*Problem to solve*: Can you transcribe every line exactly and leave the pictures behind?

----------

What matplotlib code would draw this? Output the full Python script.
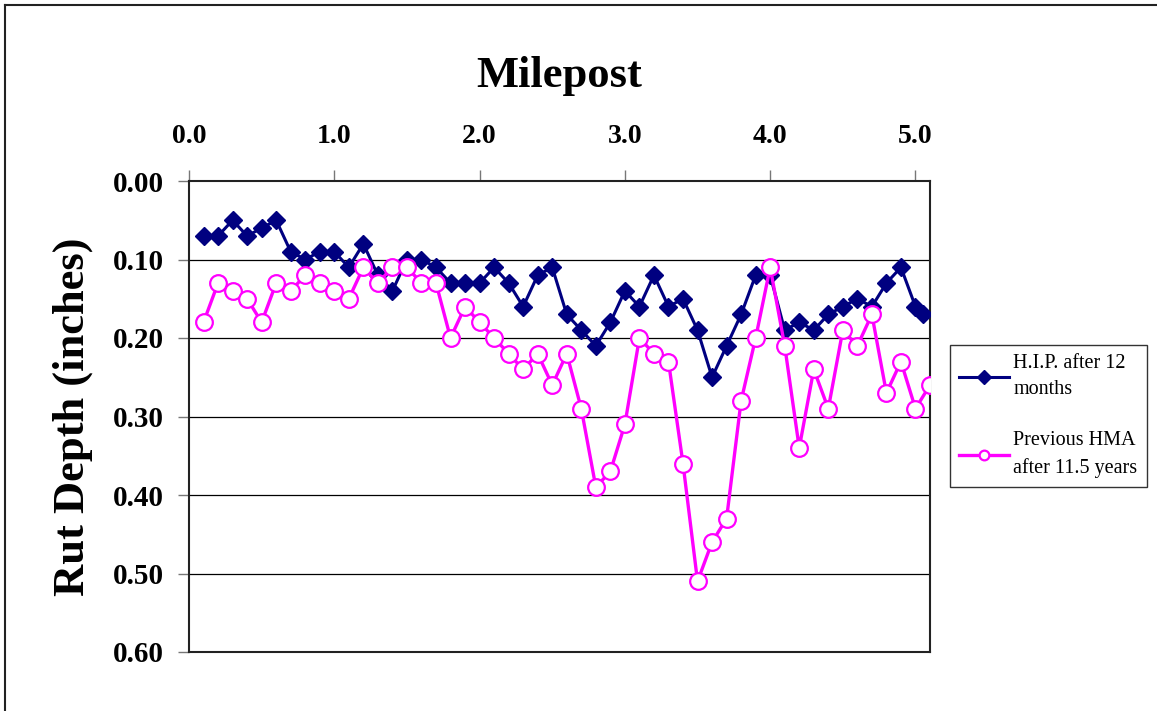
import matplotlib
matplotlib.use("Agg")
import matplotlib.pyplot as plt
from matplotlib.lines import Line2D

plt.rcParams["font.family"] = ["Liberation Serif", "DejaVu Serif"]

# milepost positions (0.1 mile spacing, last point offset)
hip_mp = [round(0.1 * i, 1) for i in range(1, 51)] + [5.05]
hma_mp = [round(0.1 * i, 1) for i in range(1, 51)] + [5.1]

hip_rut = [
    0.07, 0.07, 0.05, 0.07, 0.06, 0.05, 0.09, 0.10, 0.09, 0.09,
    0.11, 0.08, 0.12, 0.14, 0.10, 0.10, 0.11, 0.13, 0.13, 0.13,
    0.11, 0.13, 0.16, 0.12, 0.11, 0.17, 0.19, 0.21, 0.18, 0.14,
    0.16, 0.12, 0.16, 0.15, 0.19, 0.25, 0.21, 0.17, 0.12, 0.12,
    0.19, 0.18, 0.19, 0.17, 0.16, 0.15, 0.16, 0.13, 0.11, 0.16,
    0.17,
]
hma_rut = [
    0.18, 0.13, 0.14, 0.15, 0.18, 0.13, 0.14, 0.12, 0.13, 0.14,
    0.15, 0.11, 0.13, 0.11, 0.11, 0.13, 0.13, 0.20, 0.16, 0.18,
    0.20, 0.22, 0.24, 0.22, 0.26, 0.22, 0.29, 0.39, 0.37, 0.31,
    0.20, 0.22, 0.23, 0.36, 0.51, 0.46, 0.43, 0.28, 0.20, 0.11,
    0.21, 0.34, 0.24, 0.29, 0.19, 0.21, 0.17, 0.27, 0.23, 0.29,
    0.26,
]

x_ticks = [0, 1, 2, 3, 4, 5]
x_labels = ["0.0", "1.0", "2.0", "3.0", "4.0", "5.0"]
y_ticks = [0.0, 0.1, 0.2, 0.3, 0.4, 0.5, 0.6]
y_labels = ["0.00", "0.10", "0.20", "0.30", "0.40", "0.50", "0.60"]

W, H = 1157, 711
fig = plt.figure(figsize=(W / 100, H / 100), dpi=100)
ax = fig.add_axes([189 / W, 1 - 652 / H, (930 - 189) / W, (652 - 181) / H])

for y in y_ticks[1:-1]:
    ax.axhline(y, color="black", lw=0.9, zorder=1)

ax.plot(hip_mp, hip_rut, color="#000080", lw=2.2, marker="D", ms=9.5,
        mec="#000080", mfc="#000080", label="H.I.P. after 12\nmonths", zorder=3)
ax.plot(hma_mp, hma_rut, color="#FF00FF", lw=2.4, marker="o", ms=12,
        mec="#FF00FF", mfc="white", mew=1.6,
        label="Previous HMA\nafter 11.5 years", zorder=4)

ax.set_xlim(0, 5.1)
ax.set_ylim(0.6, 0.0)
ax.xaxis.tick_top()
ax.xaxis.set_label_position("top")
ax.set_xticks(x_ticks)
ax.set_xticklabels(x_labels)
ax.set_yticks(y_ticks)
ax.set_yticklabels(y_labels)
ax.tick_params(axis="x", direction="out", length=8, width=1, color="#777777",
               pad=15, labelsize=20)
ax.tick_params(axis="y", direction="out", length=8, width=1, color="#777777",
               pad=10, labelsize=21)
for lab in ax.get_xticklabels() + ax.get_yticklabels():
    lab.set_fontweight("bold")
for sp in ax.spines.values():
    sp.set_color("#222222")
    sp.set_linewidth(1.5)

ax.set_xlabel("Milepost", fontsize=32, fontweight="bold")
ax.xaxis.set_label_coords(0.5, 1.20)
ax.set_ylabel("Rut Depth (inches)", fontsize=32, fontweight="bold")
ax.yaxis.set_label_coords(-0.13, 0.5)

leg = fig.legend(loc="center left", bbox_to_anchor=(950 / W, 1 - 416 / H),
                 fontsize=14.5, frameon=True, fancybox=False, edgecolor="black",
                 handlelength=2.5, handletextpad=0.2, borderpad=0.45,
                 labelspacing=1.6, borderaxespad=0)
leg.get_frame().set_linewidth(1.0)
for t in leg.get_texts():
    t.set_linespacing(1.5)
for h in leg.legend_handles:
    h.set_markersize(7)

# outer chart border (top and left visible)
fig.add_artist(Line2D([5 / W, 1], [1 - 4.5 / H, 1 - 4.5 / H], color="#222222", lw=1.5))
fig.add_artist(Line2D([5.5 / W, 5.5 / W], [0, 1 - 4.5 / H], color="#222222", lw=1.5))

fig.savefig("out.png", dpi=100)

----------

*Written solution*:
What matplotlib code would draw this? Output the full Python script.
import matplotlib
matplotlib.use("Agg")
import matplotlib.pyplot as plt
from matplotlib.lines import Line2D

plt.rcParams["font.family"] = ["Liberation Serif", "DejaVu Serif"]

# milepost positions (0.1 mile spacing, last point offset)
hip_mp = [round(0.1 * i, 1) for i in range(1, 51)] + [5.05]
hma_mp = [round(0.1 * i, 1) for i in range(1, 51)] + [5.1]

hip_rut = [
    0.07, 0.07, 0.05, 0.07, 0.06, 0.05, 0.09, 0.10, 0.09, 0.09,
    0.11, 0.08, 0.12, 0.14, 0.10, 0.10, 0.11, 0.13, 0.13, 0.13,
    0.11, 0.13, 0.16, 0.12, 0.11, 0.17, 0.19, 0.21, 0.18, 0.14,
    0.16, 0.12, 0.16, 0.15, 0.19, 0.25, 0.21, 0.17, 0.12, 0.12,
    0.19, 0.18, 0.19, 0.17, 0.16, 0.15, 0.16, 0.13, 0.11, 0.16,
    0.17,
]
hma_rut = [
    0.18, 0.13, 0.14, 0.15, 0.18, 0.13, 0.14, 0.12, 0.13, 0.14,
    0.15, 0.11, 0.13, 0.11, 0.11, 0.13, 0.13, 0.20, 0.16, 0.18,
    0.20, 0.22, 0.24, 0.22, 0.26, 0.22, 0.29, 0.39, 0.37, 0.31,
    0.20, 0.22, 0.23, 0.36, 0.51, 0.46, 0.43, 0.28, 0.20, 0.11,
    0.21, 0.34, 0.24, 0.29, 0.19, 0.21, 0.17, 0.27, 0.23, 0.29,
    0.26,
]

x_ticks = [0, 1, 2, 3, 4, 5]
x_labels = ["0.0", "1.0", "2.0", "3.0", "4.0", "5.0"]
y_ticks = [0.0, 0.1, 0.2, 0.3, 0.4, 0.5, 0.6]
y_labels = ["0.00", "0.10", "0.20", "0.30", "0.40", "0.50", "0.60"]

W, H = 1157, 711
fig = plt.figure(figsize=(W / 100, H / 100), dpi=100)
ax = fig.add_axes([189 / W, 1 - 652 / H, (930 - 189) / W, (652 - 181) / H])

for y in y_ticks[1:-1]:
    ax.axhline(y, color="black", lw=0.9, zorder=1)

ax.plot(hip_mp, hip_rut, color="#000080", lw=2.2, marker="D", ms=9.5,
        mec="#000080", mfc="#000080", label="H.I.P. after 12\nmonths", zorder=3)
ax.plot(hma_mp, hma_rut, color="#FF00FF", lw=2.4, marker="o", ms=12,
        mec="#FF00FF", mfc="white", mew=1.6,
        label="Previous HMA\nafter 11.5 years", zorder=4)

ax.set_xlim(0, 5.1)
ax.set_ylim(0.6, 0.0)
ax.xaxis.tick_top()
ax.xaxis.set_label_position("top")
ax.set_xticks(x_ticks)
ax.set_xticklabels(x_labels)
ax.set_yticks(y_ticks)
ax.set_yticklabels(y_labels)
ax.tick_params(axis="x", direction="out", length=8, width=1, color="#777777",
               pad=15, labelsize=20)
ax.tick_params(axis="y", direction="out", length=8, width=1, color="#777777",
               pad=10, labelsize=21)
for lab in ax.get_xticklabels() + ax.get_yticklabels():
    lab.set_fontweight("bold")
for sp in ax.spines.values():
    sp.set_color("#222222")
    sp.set_linewidth(1.5)

ax.set_xlabel("Milepost", fontsize=32, fontweight="bold")
ax.xaxis.set_label_coords(0.5, 1.20)
ax.set_ylabel("Rut Depth (inches)", fontsize=32, fontweight="bold")
ax.yaxis.set_label_coords(-0.13, 0.5)

leg = fig.legend(loc="center left", bbox_to_anchor=(950 / W, 1 - 416 / H),
                 fontsize=14.5, frameon=True, fancybox=False, edgecolor="black",
                 handlelength=2.5, handletextpad=0.2, borderpad=0.45,
                 labelspacing=1.6, borderaxespad=0)
leg.get_frame().set_linewidth(1.0)
for t in leg.get_texts():
    t.set_linespacing(1.5)
for h in leg.legend_handles:
    h.set_markersize(7)

# outer chart border (top and left visible)
fig.add_artist(Line2D([5 / W, 1], [1 - 4.5 / H, 1 - 4.5 / H], color="#222222", lw=1.5))
fig.add_artist(Line2D([5.5 / W, 5.5 / W], [0, 1 - 4.5 / H], color="#222222", lw=1.5))

fig.savefig("out.png", dpi=100)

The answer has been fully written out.